Le racisme intervient dans cette grille, puisqu'il correspond à un des cas : je repère une des dimensions de votre personne et j'appuie dessus (« le gros », « le Noir », etc. ). Cette grille de lecture devient donc commune. Nous apprenons ensuite aux élèves et aux adultes à intervenir correctement dans ces situations. La difficulté principale que nous rencontrons dans un collège pour lutter contre le racisme et les phénomènes de boucs émissaires est l'omerta entretenue sur le sujet, et l'autocensure qui va avec. Un élève qui est extrêmement raciste ne va pas le dire ou l'afficher. Il a appris, il a bien repéré que l'école est un endroit où cela ne se fait pas d'être raciste et qu'il faut agir discrètement.
Par ailleurs, le fait d'être une « balance » si on dénonce est très mal perçu quand on est au collège. Ce dispositif va permettre d'éviter cet écueil en se concentrant sur deux points.
Les élèves sentinelles ont interdiction d'intervenir en direction des harceleurs. Ce sera aux adultes de s'occuper d'eux. Les élèves interviennent toujours de manière collective, jamais seuls. Ils interviennent de deux façons : en direction de la victime, pour lui dire : « Ce qui t'arrive n'est pas normal et il n'est pas normal qu'on te réduise à une seule de tes dimensions » et en direction des spectateurs, pour leur dire : « Et si c'était vous ? » Il s'agit de s'appuyer sur les valeurs et de dire : « Aimerais-tu être traité pareillement ? » Nous secouons donc les normopathes dans leur aspect moutonnier.

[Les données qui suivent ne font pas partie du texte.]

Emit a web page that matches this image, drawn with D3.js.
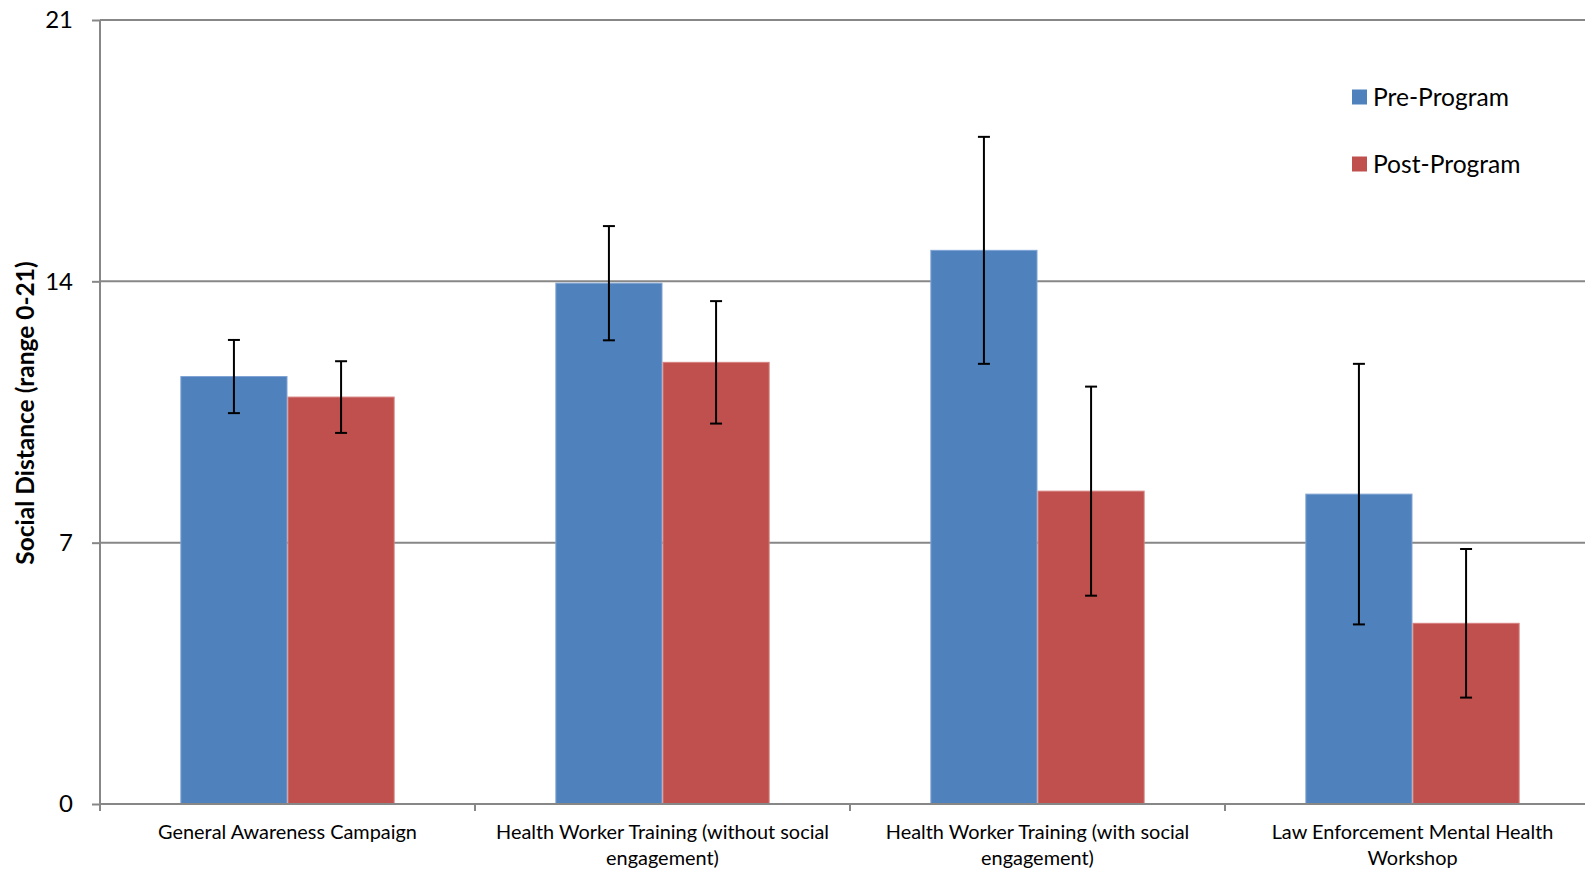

Ce dispositif a pour particularité d'envisager le racisme ou toute forme d'essentialisme comme un phénomène de groupe, une dynamique de groupe : on peut se permettre ceci parce qu'une norme l'autorise. C'est toujours ainsi. C'est la même chose pour la violence exercée envers les femmes. La personne qui nous a formés utilise à ce sujet une belle formule : « Ce qui a été abîmé par le groupe doit être réparé par le groupe. » C'est pour cela que si vous ne travaillez pas avec les normopathes, les spectateurs, vous allez passer à côté du sujet, parce qu'il n'y a plus de spectacle quand il n'y a plus de spectateurs. C'est un travail qui est souvent oublié, puisque l'on va simplement vers le harceleur en disant « c'est mal ».